[Items from a dataset]
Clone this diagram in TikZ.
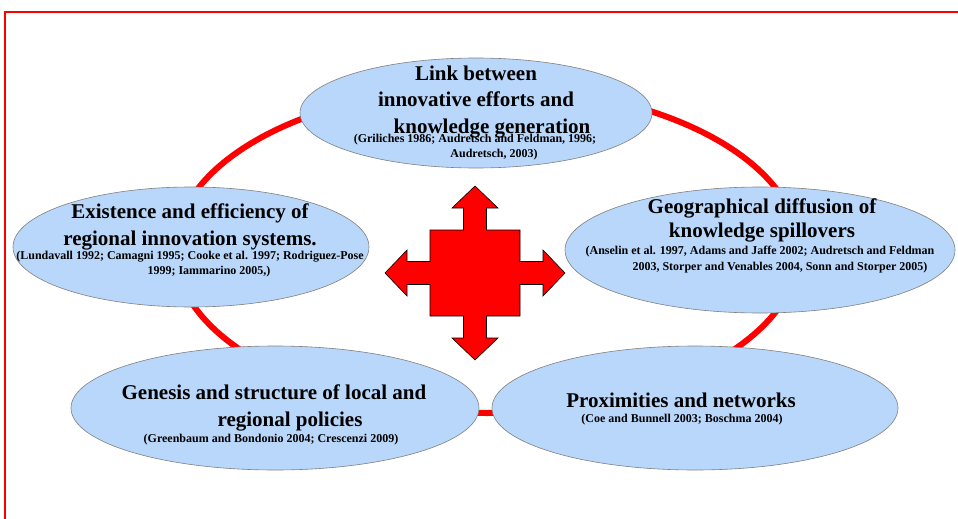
\documentclass[tikz,border=0pt]{standalone}
\usepackage{fontspec}
\setmainfont{Liberation Serif}
\usepackage{xcolor}
\usepackage{tikz}
\usetikzlibrary{positioning,shapes.geometric,calc}
\definecolor{bubble}{RGB}{185,215,250}

\begin{document}
\begin{tikzpicture}[x=1pt, y=-1pt, line join=miter,
  blob/.style={ellipse, draw=gray, fill=bubble, line width=0.6pt, inner sep=0pt},
  head/.style={font=\bfseries\fontsize{21}{26.5}\selectfont, align=center, inner sep=0pt},
  cite/.style={font=\bfseries\fontsize{12}{14.5}\selectfont, align=center, inner sep=0pt}]
  % Canvas and frame
  \fill[white] (0,0) rectangle (958,519);
  \useasboundingbox (0,0) rectangle (958,519);
  \draw[red, line width=2pt] (5,519) -- (5,12) -- (958,12);

  % Ring linking the five topics
  \coordinate (hub) at (487,250);
  \draw[red, line width=6pt] (hub) ellipse [x radius=312, y radius=163];

\node (link) at (476,113) [blob, minimum width=352, minimum height=110] {};
  
\node (ris) at (191,247) [blob, minimum width=356, minimum height=120] {};
  
\node (geo) at (760,250) [blob, minimum width=390, minimum height=126] {};
  
\node (pol) at (275,408) [blob, minimum width=408, minimum height=124] {};
  
\node (prox) at (695,408) [blob, minimum width=406, minimum height=124] {};

  % Four-way arrow in the middle
  \begin{scope}[shift={(475,273)}]
    \draw[fill=red, line width=0.6pt] (0,-87) -- (23,-65) -- (11.5,-65) -- (11.5,-43) -- (45,-43) -- (45,-11.5)
      -- (68,-11.5) -- (68,-23) -- (90,0) -- (68,23) -- (68,11.5) -- (45,11.5) -- (45,43) -- (11.5,43)
      -- (11.5,65) -- (23,65) -- (0,87) -- (-23,65) -- (-11.5,65) -- (-11.5,43) -- (-45,43) -- (-45,11.5)
      -- (-68,11.5) -- (-68,23) -- (-90,0) -- (-68,-23) -- (-68,-11.5) -- (-45,-11.5) -- (-45,-43)
      -- (-11.5,-43) -- (-11.5,-65) -- (-23,-65) -- cycle;
  \end{scope}

  % Titles and references
  \node (linkT) at (476,102) [head] {Link between\\innovative efforts and\\\hspace*{32pt}knowledge generation};
  \node (linkC) at (475,147) [cite] {(Griliches 1986; Audretsch and Feldman, 1996;\\\hspace*{38pt}Audretsch, 2003)};

  \node (risT) at (190,227) [head] {Existence and efficiency of\\regional innovation systems.};
  \node (risC) at (190,264) [cite] {(Lundavall 1992; Camagni 1995; Cooke et al. 1997; Rodriguez-Pose\\\hspace*{38pt}1999; Iammarino 2005,)};

  \node (geoT) at (762,220) [head, font=\bfseries\fontsize{21}{24}\selectfont] {Geographical diffusion of\\knowledge spillovers};
  \node (geoC) at (760,260) [cite, font=\bfseries\fontsize{12}{16}\selectfont] {(Anselin et al. 1997, Adams and Jaffe 2002; Audretsch and Feldman\\\hspace*{40pt}2003, Storper and Venables 2004, Sonn and Storper 2005)};

  \node (polT) at (274,408) [head] {Genesis and structure of local and\\\hspace*{32pt}regional policies};
  \node (polC) at (271,440) [cite] {(Greenbaum and Bondonio 2004; Crescenzi 2009)};

  \node (proxT) at (681,400) [head] {Proximities and networks};
  \node (proxC) at (682,420) [cite] {(Coe and Bunnell 2003; Boschma 2004)};
\end{tikzpicture}
\end{document}
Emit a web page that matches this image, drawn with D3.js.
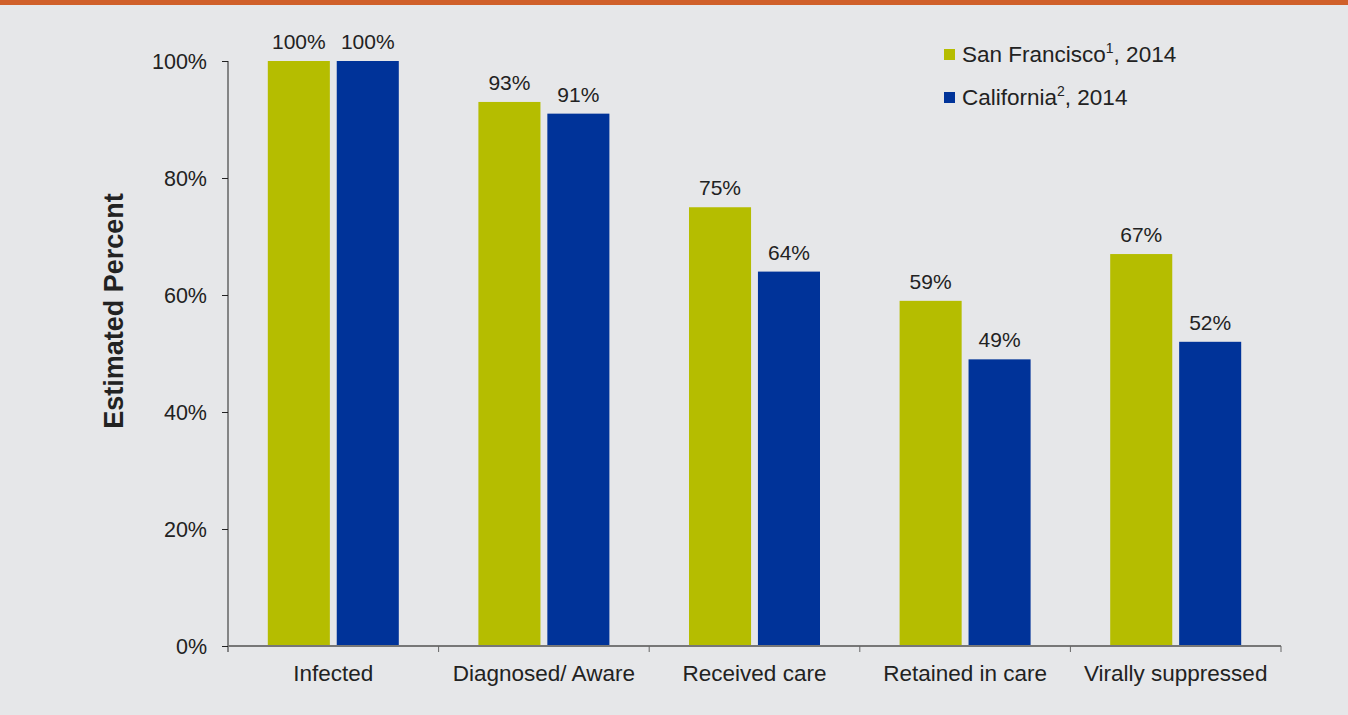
<!DOCTYPE html>
<html><head><meta charset="utf-8">
<script src="https://cdn.jsdelivr.net/npm/d3@7"></script>
<style>html,body{margin:0;padding:0;background:#e6e7e9;}svg{display:block;font-family:"Liberation Sans",Arial,sans-serif;}</style>
</head><body>
<script>
const categories = ["Infected","Diagnosed/ Aware","Received care","Retained in care","Virally suppressed"];
const seriesNames = ["San Francisco","California"];
const seriesSup = ["1","2"];
const sanFrancisco = [100,93,75,59,67];
const california = [100,91,64,49,52];
const yTicks = [0,20,40,60,80,100];
const colors = ["#b5bd00","#003399"];

const W=1348,H=715;
const svg=d3.select("body").append("svg").attr("width",W).attr("height",H);
svg.append("rect").attr("width",W).attr("height",H).attr("fill","#e6e7e9");
svg.append("rect").attr("width",W).attr("height",5).attr("fill","#d0602a");

const pL=228,pR=1281,pT=61,pB=646;
const x0=d3.scaleBand().domain(categories).range([pL,pR]).paddingInner(0.378).paddingOuter(0.189);
const x1=d3.scaleBand().domain(seriesNames).range([0,x0.bandwidth()]).paddingInner(0.1);
const y=d3.scaleLinear().domain([0,100]).range([pB,pT]);

// y axis
const yAxis=svg.append("g").attr("transform",`translate(${pL},0)`)
  .call(d3.axisLeft(y).tickValues(yTicks).tickFormat(d=>d+"%").tickSize(6).tickPadding(15));
yAxis.attr("font-family",null).attr("font-size",null);
yAxis.select(".domain").attr("d",`M0,${pT}V${pB+6}`).attr("stroke","#222");
yAxis.selectAll(".tick line").attr("stroke","#222");
yAxis.selectAll("text").attr("font-size",21.5).attr("fill","#222").attr("dy","0.36em");

// bars
const data=categories.map((c,i)=>({cat:c,vals:[sanFrancisco[i],california[i]]}));
const g=svg.append("g");
data.forEach(d=>{
  d.vals.forEach((v,j)=>{
    const xx=x0(d.cat)+x1(seriesNames[j]);
    g.append("rect").attr("x",xx).attr("y",y(v)).attr("width",x1.bandwidth()).attr("height",y(0)-y(v)).attr("fill",colors[j]);
    g.append("text").attr("x",xx+x1.bandwidth()/2).attr("y",y(v)-12).attr("text-anchor","middle")
      .attr("font-size",21).attr("fill","#222").text(v+"%");
  });
});

// x axis
const xg=svg.append("g").attr("transform",`translate(0,${pB})`);
xg.append("line").attr("x1",pL).attr("x2",pR).attr("stroke","#777").attr("stroke-width",2);
const bounds=d3.range(categories.length+1).map(i=>pL+i*x0.step());
xg.selectAll("line.tk").data(bounds.slice(1)).enter().append("line").attr("class","tk")
  .attr("x1",d=>d).attr("x2",d=>d).attr("y1",0).attr("y2",6).attr("stroke","#666");
xg.selectAll("text").data(categories).enter().append("text")
  .attr("x",d=>x0(d)+x0.bandwidth()/2).attr("y",35).attr("text-anchor","middle")
  .attr("font-size",22.5).attr("fill","#222").text(d=>d);

// y title
svg.append("text").attr("transform","translate(123,311) rotate(-90)").attr("text-anchor","middle")
  .attr("font-size",27).attr("font-weight","bold").attr("fill","#222").text("Estimated Percent");

// legend
const lg=svg.append("g");
seriesNames.forEach((s,j)=>{
  const yy=62+j*43;
  lg.append("rect").attr("x",944).attr("y",yy-13).attr("width",11).attr("height",11).attr("fill",colors[j]);
  const t=lg.append("text").attr("x",962).attr("y",yy).attr("font-size",22.5).attr("fill","#222");
  t.append("tspan").text(s);
  t.append("tspan").attr("dy",-9).attr("font-size",14).text(seriesSup[j]);
  t.append("tspan").attr("dy",9).text(", 2014");
});
</script>
</body></html>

TASK DESCRIPTION: Write the records out once more, exactly as they appear, with no pictures.

EXPECTED ANSWER:
Clone this diagram in TikZ.
\documentclass[tikz,border=0pt]{standalone}
\usepackage{fontspec}
\setmainfont{Liberation Serif}
\usepackage{xcolor}
\usepackage{tikz}
\usetikzlibrary{positioning,shapes.geometric,calc}
\definecolor{bubble}{RGB}{185,215,250}

\begin{document}
\begin{tikzpicture}[x=1pt, y=-1pt, line join=miter,
  blob/.style={ellipse, draw=gray, fill=bubble, line width=0.6pt, inner sep=0pt},
  head/.style={font=\bfseries\fontsize{21}{26.5}\selectfont, align=center, inner sep=0pt},
  cite/.style={font=\bfseries\fontsize{12}{14.5}\selectfont, align=center, inner sep=0pt}]
  % Canvas and frame
  \fill[white] (0,0) rectangle (958,519);
  \useasboundingbox (0,0) rectangle (958,519);
  \draw[red, line width=2pt] (5,519) -- (5,12) -- (958,12);

  % Ring linking the five topics
  \coordinate (hub) at (487,250);
  \draw[red, line width=6pt] (hub) ellipse [x radius=312, y radius=163];

\node (link) at (476,113) [blob, minimum width=352, minimum height=110] {};
  
\node (ris) at (191,247) [blob, minimum width=356, minimum height=120] {};
  
\node (geo) at (760,250) [blob, minimum width=390, minimum height=126] {};
  
\node (pol) at (275,408) [blob, minimum width=408, minimum height=124] {};
  
\node (prox) at (695,408) [blob, minimum width=406, minimum height=124] {};

  % Four-way arrow in the middle
  \begin{scope}[shift={(475,273)}]
    \draw[fill=red, line width=0.6pt] (0,-87) -- (23,-65) -- (11.5,-65) -- (11.5,-43) -- (45,-43) -- (45,-11.5)
      -- (68,-11.5) -- (68,-23) -- (90,0) -- (68,23) -- (68,11.5) -- (45,11.5) -- (45,43) -- (11.5,43)
      -- (11.5,65) -- (23,65) -- (0,87) -- (-23,65) -- (-11.5,65) -- (-11.5,43) -- (-45,43) -- (-45,11.5)
      -- (-68,11.5) -- (-68,23) -- (-90,0) -- (-68,-23) -- (-68,-11.5) -- (-45,-11.5) -- (-45,-43)
      -- (-11.5,-43) -- (-11.5,-65) -- (-23,-65) -- cycle;
  \end{scope}

  % Titles and references
  \node (linkT) at (476,102) [head] {Link between\\innovative efforts and\\\hspace*{32pt}knowledge generation};
  \node (linkC) at (475,147) [cite] {(Griliches 1986; Audretsch and Feldman, 1996;\\\hspace*{38pt}Audretsch, 2003)};

  \node (risT) at (190,227) [head] {Existence and efficiency of\\regional innovation systems.};
  \node (risC) at (190,264) [cite] {(Lundavall 1992; Camagni 1995; Cooke et al. 1997; Rodriguez-Pose\\\hspace*{38pt}1999; Iammarino 2005,)};

  \node (geoT) at (762,220) [head, font=\bfseries\fontsize{21}{24}\selectfont] {Geographical diffusion of\\knowledge spillovers};
  \node (geoC) at (760,260) [cite, font=\bfseries\fontsize{12}{16}\selectfont] {(Anselin et al. 1997, Adams and Jaffe 2002; Audretsch and Feldman\\\hspace*{40pt}2003, Storper and Venables 2004, Sonn and Storper 2005)};

  \node (polT) at (274,408) [head] {Genesis and structure of local and\\\hspace*{32pt}regional policies};
  \node (polC) at (271,440) [cite] {(Greenbaum and Bondonio 2004; Crescenzi 2009)};

  \node (proxT) at (681,400) [head] {Proximities and networks};
  \node (proxC) at (682,420) [cite] {(Coe and Bunnell 2003; Boschma 2004)};
\end{tikzpicture}
\end{document}
Emit a web page that matches this image, drawn with D3.js.
<!DOCTYPE html>
<html><head><meta charset="utf-8">
<script src="https://cdn.jsdelivr.net/npm/d3@7"></script>
<style>html,body{margin:0;padding:0;background:#e6e7e9;}svg{display:block;font-family:"Liberation Sans",Arial,sans-serif;}</style>
</head><body>
<script>
const categories = ["Infected","Diagnosed/ Aware","Received care","Retained in care","Virally suppressed"];
const seriesNames = ["San Francisco","California"];
const seriesSup = ["1","2"];
const sanFrancisco = [100,93,75,59,67];
const california = [100,91,64,49,52];
const yTicks = [0,20,40,60,80,100];
const colors = ["#b5bd00","#003399"];

const W=1348,H=715;
const svg=d3.select("body").append("svg").attr("width",W).attr("height",H);
svg.append("rect").attr("width",W).attr("height",H).attr("fill","#e6e7e9");
svg.append("rect").attr("width",W).attr("height",5).attr("fill","#d0602a");

const pL=228,pR=1281,pT=61,pB=646;
const x0=d3.scaleBand().domain(categories).range([pL,pR]).paddingInner(0.378).paddingOuter(0.189);
const x1=d3.scaleBand().domain(seriesNames).range([0,x0.bandwidth()]).paddingInner(0.1);
const y=d3.scaleLinear().domain([0,100]).range([pB,pT]);

// y axis
const yAxis=svg.append("g").attr("transform",`translate(${pL},0)`)
  .call(d3.axisLeft(y).tickValues(yTicks).tickFormat(d=>d+"%").tickSize(6).tickPadding(15));
yAxis.attr("font-family",null).attr("font-size",null);
yAxis.select(".domain").attr("d",`M0,${pT}V${pB+6}`).attr("stroke","#222");
yAxis.selectAll(".tick line").attr("stroke","#222");
yAxis.selectAll("text").attr("font-size",21.5).attr("fill","#222").attr("dy","0.36em");

// bars
const data=categories.map((c,i)=>({cat:c,vals:[sanFrancisco[i],california[i]]}));
const g=svg.append("g");
data.forEach(d=>{
  d.vals.forEach((v,j)=>{
    const xx=x0(d.cat)+x1(seriesNames[j]);
    g.append("rect").attr("x",xx).attr("y",y(v)).attr("width",x1.bandwidth()).attr("height",y(0)-y(v)).attr("fill",colors[j]);
    g.append("text").attr("x",xx+x1.bandwidth()/2).attr("y",y(v)-12).attr("text-anchor","middle")
      .attr("font-size",21).attr("fill","#222").text(v+"%");
  });
});

// x axis
const xg=svg.append("g").attr("transform",`translate(0,${pB})`);
xg.append("line").attr("x1",pL).attr("x2",pR).attr("stroke","#777").attr("stroke-width",2);
const bounds=d3.range(categories.length+1).map(i=>pL+i*x0.step());
xg.selectAll("line.tk").data(bounds.slice(1)).enter().append("line").attr("class","tk")
  .attr("x1",d=>d).attr("x2",d=>d).attr("y1",0).attr("y2",6).attr("stroke","#666");
xg.selectAll("text").data(categories).enter().append("text")
  .attr("x",d=>x0(d)+x0.bandwidth()/2).attr("y",35).attr("text-anchor","middle")
  .attr("font-size",22.5).attr("fill","#222").text(d=>d);

// y title
svg.append("text").attr("transform","translate(123,311) rotate(-90)").attr("text-anchor","middle")
  .attr("font-size",27).attr("font-weight","bold").attr("fill","#222").text("Estimated Percent");

// legend
const lg=svg.append("g");
seriesNames.forEach((s,j)=>{
  const yy=62+j*43;
  lg.append("rect").attr("x",944).attr("y",yy-13).attr("width",11).attr("height",11).attr("fill",colors[j]);
  const t=lg.append("text").attr("x",962).attr("y",yy).attr("font-size",22.5).attr("fill","#222");
  t.append("tspan").text(s);
  t.append("tspan").attr("dy",-9).attr("font-size",14).text(seriesSup[j]);
  t.append("tspan").attr("dy",9).text(", 2014");
});
</script>
</body></html>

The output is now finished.